[What to work on]
Copy out the entries exactly, from the first line to the last.

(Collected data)
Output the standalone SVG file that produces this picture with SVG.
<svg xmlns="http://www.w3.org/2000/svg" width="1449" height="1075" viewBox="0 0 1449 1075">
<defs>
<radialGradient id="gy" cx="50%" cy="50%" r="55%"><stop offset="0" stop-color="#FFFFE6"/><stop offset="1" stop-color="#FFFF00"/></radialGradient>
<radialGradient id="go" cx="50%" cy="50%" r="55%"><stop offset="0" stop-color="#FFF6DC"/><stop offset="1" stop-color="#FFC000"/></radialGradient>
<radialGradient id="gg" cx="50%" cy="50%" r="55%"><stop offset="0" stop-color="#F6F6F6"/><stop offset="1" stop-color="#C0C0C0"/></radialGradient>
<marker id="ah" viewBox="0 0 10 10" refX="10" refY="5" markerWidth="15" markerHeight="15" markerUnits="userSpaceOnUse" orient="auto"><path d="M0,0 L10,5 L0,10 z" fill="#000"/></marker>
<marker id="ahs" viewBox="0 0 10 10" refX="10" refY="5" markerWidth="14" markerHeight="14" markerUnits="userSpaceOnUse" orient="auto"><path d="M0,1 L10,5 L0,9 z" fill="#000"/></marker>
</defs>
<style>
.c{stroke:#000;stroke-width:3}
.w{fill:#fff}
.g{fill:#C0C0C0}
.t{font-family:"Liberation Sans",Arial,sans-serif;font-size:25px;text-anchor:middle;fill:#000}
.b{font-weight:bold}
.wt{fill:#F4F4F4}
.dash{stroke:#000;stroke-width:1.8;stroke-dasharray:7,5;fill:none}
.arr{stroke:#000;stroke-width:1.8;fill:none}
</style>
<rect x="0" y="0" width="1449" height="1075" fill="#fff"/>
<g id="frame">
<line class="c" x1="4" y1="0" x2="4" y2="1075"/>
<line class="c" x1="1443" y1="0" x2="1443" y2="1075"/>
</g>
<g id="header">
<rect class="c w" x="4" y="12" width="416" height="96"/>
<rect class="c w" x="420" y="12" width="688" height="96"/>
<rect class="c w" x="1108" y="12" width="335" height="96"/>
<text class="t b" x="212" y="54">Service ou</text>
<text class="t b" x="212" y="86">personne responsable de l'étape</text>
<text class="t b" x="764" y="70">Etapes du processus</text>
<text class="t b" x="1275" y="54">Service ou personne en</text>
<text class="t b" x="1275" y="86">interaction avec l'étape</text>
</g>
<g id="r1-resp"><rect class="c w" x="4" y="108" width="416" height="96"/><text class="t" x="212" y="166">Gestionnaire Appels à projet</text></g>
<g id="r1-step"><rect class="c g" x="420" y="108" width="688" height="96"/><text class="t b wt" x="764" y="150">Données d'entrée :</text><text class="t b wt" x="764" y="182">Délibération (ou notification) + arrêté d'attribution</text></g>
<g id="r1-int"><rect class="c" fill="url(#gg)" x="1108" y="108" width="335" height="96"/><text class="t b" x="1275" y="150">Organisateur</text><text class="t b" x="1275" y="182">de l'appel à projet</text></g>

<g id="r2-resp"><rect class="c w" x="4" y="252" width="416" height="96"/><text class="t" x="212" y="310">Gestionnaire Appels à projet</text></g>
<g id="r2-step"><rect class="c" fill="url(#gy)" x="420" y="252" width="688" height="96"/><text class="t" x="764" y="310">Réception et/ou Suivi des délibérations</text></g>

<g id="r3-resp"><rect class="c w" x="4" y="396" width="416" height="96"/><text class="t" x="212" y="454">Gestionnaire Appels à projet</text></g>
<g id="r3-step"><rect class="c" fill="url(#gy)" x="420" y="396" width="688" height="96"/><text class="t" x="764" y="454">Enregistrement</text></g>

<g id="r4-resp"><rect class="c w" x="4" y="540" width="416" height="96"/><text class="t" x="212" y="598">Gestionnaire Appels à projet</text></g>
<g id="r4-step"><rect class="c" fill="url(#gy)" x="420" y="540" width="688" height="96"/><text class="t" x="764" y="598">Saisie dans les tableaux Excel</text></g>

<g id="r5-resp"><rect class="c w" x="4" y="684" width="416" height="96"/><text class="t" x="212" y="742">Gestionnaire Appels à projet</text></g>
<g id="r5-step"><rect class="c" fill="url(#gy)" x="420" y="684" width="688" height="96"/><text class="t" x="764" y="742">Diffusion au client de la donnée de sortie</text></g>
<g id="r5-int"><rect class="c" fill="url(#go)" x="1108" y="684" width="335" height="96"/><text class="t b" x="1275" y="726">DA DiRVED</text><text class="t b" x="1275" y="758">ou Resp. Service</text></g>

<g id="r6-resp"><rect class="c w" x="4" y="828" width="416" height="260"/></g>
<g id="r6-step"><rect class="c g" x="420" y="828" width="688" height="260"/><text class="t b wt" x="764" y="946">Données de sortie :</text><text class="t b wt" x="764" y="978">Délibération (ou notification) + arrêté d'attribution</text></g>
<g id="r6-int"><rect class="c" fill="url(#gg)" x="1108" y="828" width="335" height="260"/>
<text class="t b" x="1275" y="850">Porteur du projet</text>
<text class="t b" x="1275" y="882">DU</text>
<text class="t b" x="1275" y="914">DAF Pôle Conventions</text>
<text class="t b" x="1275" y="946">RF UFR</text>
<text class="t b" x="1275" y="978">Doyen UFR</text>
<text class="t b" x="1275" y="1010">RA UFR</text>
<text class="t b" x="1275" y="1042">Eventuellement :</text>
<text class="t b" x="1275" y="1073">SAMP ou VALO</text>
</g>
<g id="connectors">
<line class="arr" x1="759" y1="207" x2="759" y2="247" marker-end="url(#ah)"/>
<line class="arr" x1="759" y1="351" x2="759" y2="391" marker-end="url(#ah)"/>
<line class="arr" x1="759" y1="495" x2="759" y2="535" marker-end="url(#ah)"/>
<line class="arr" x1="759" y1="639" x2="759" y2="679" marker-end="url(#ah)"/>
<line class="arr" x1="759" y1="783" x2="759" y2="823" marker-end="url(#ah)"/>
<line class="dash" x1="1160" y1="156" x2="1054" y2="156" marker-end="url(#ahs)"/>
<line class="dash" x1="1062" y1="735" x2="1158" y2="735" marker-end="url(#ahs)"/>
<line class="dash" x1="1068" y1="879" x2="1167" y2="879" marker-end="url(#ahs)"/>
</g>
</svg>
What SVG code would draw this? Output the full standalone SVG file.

[Full answer]
Output the standalone SVG file that produces this picture with SVG.
<svg xmlns="http://www.w3.org/2000/svg" width="1449" height="1075" viewBox="0 0 1449 1075">
<defs>
<radialGradient id="gy" cx="50%" cy="50%" r="55%"><stop offset="0" stop-color="#FFFFE6"/><stop offset="1" stop-color="#FFFF00"/></radialGradient>
<radialGradient id="go" cx="50%" cy="50%" r="55%"><stop offset="0" stop-color="#FFF6DC"/><stop offset="1" stop-color="#FFC000"/></radialGradient>
<radialGradient id="gg" cx="50%" cy="50%" r="55%"><stop offset="0" stop-color="#F6F6F6"/><stop offset="1" stop-color="#C0C0C0"/></radialGradient>
<marker id="ah" viewBox="0 0 10 10" refX="10" refY="5" markerWidth="15" markerHeight="15" markerUnits="userSpaceOnUse" orient="auto"><path d="M0,0 L10,5 L0,10 z" fill="#000"/></marker>
<marker id="ahs" viewBox="0 0 10 10" refX="10" refY="5" markerWidth="14" markerHeight="14" markerUnits="userSpaceOnUse" orient="auto"><path d="M0,1 L10,5 L0,9 z" fill="#000"/></marker>
</defs>
<style>
.c{stroke:#000;stroke-width:3}
.w{fill:#fff}
.g{fill:#C0C0C0}
.t{font-family:"Liberation Sans",Arial,sans-serif;font-size:25px;text-anchor:middle;fill:#000}
.b{font-weight:bold}
.wt{fill:#F4F4F4}
.dash{stroke:#000;stroke-width:1.8;stroke-dasharray:7,5;fill:none}
.arr{stroke:#000;stroke-width:1.8;fill:none}
</style>
<rect x="0" y="0" width="1449" height="1075" fill="#fff"/>
<g id="frame">
<line class="c" x1="4" y1="0" x2="4" y2="1075"/>
<line class="c" x1="1443" y1="0" x2="1443" y2="1075"/>
</g>
<g id="header">
<rect class="c w" x="4" y="12" width="416" height="96"/>
<rect class="c w" x="420" y="12" width="688" height="96"/>
<rect class="c w" x="1108" y="12" width="335" height="96"/>
<text class="t b" x="212" y="54">Service ou</text>
<text class="t b" x="212" y="86">personne responsable de l'étape</text>
<text class="t b" x="764" y="70">Etapes du processus</text>
<text class="t b" x="1275" y="54">Service ou personne en</text>
<text class="t b" x="1275" y="86">interaction avec l'étape</text>
</g>
<g id="r1-resp"><rect class="c w" x="4" y="108" width="416" height="96"/><text class="t" x="212" y="166">Gestionnaire Appels à projet</text></g>
<g id="r1-step"><rect class="c g" x="420" y="108" width="688" height="96"/><text class="t b wt" x="764" y="150">Données d'entrée :</text><text class="t b wt" x="764" y="182">Délibération (ou notification) + arrêté d'attribution</text></g>
<g id="r1-int"><rect class="c" fill="url(#gg)" x="1108" y="108" width="335" height="96"/><text class="t b" x="1275" y="150">Organisateur</text><text class="t b" x="1275" y="182">de l'appel à projet</text></g>

<g id="r2-resp"><rect class="c w" x="4" y="252" width="416" height="96"/><text class="t" x="212" y="310">Gestionnaire Appels à projet</text></g>
<g id="r2-step"><rect class="c" fill="url(#gy)" x="420" y="252" width="688" height="96"/><text class="t" x="764" y="310">Réception et/ou Suivi des délibérations</text></g>

<g id="r3-resp"><rect class="c w" x="4" y="396" width="416" height="96"/><text class="t" x="212" y="454">Gestionnaire Appels à projet</text></g>
<g id="r3-step"><rect class="c" fill="url(#gy)" x="420" y="396" width="688" height="96"/><text class="t" x="764" y="454">Enregistrement</text></g>

<g id="r4-resp"><rect class="c w" x="4" y="540" width="416" height="96"/><text class="t" x="212" y="598">Gestionnaire Appels à projet</text></g>
<g id="r4-step"><rect class="c" fill="url(#gy)" x="420" y="540" width="688" height="96"/><text class="t" x="764" y="598">Saisie dans les tableaux Excel</text></g>

<g id="r5-resp"><rect class="c w" x="4" y="684" width="416" height="96"/><text class="t" x="212" y="742">Gestionnaire Appels à projet</text></g>
<g id="r5-step"><rect class="c" fill="url(#gy)" x="420" y="684" width="688" height="96"/><text class="t" x="764" y="742">Diffusion au client de la donnée de sortie</text></g>
<g id="r5-int"><rect class="c" fill="url(#go)" x="1108" y="684" width="335" height="96"/><text class="t b" x="1275" y="726">DA DiRVED</text><text class="t b" x="1275" y="758">ou Resp. Service</text></g>

<g id="r6-resp"><rect class="c w" x="4" y="828" width="416" height="260"/></g>
<g id="r6-step"><rect class="c g" x="420" y="828" width="688" height="260"/><text class="t b wt" x="764" y="946">Données de sortie :</text><text class="t b wt" x="764" y="978">Délibération (ou notification) + arrêté d'attribution</text></g>
<g id="r6-int"><rect class="c" fill="url(#gg)" x="1108" y="828" width="335" height="260"/>
<text class="t b" x="1275" y="850">Porteur du projet</text>
<text class="t b" x="1275" y="882">DU</text>
<text class="t b" x="1275" y="914">DAF Pôle Conventions</text>
<text class="t b" x="1275" y="946">RF UFR</text>
<text class="t b" x="1275" y="978">Doyen UFR</text>
<text class="t b" x="1275" y="1010">RA UFR</text>
<text class="t b" x="1275" y="1042">Eventuellement :</text>
<text class="t b" x="1275" y="1073">SAMP ou VALO</text>
</g>
<g id="connectors">
<line class="arr" x1="759" y1="207" x2="759" y2="247" marker-end="url(#ah)"/>
<line class="arr" x1="759" y1="351" x2="759" y2="391" marker-end="url(#ah)"/>
<line class="arr" x1="759" y1="495" x2="759" y2="535" marker-end="url(#ah)"/>
<line class="arr" x1="759" y1="639" x2="759" y2="679" marker-end="url(#ah)"/>
<line class="arr" x1="759" y1="783" x2="759" y2="823" marker-end="url(#ah)"/>
<line class="dash" x1="1160" y1="156" x2="1054" y2="156" marker-end="url(#ahs)"/>
<line class="dash" x1="1062" y1="735" x2="1158" y2="735" marker-end="url(#ahs)"/>
<line class="dash" x1="1068" y1="879" x2="1167" y2="879" marker-end="url(#ahs)"/>
</g>
</svg>
What SVG code would draw this? Output the full standalone SVG file.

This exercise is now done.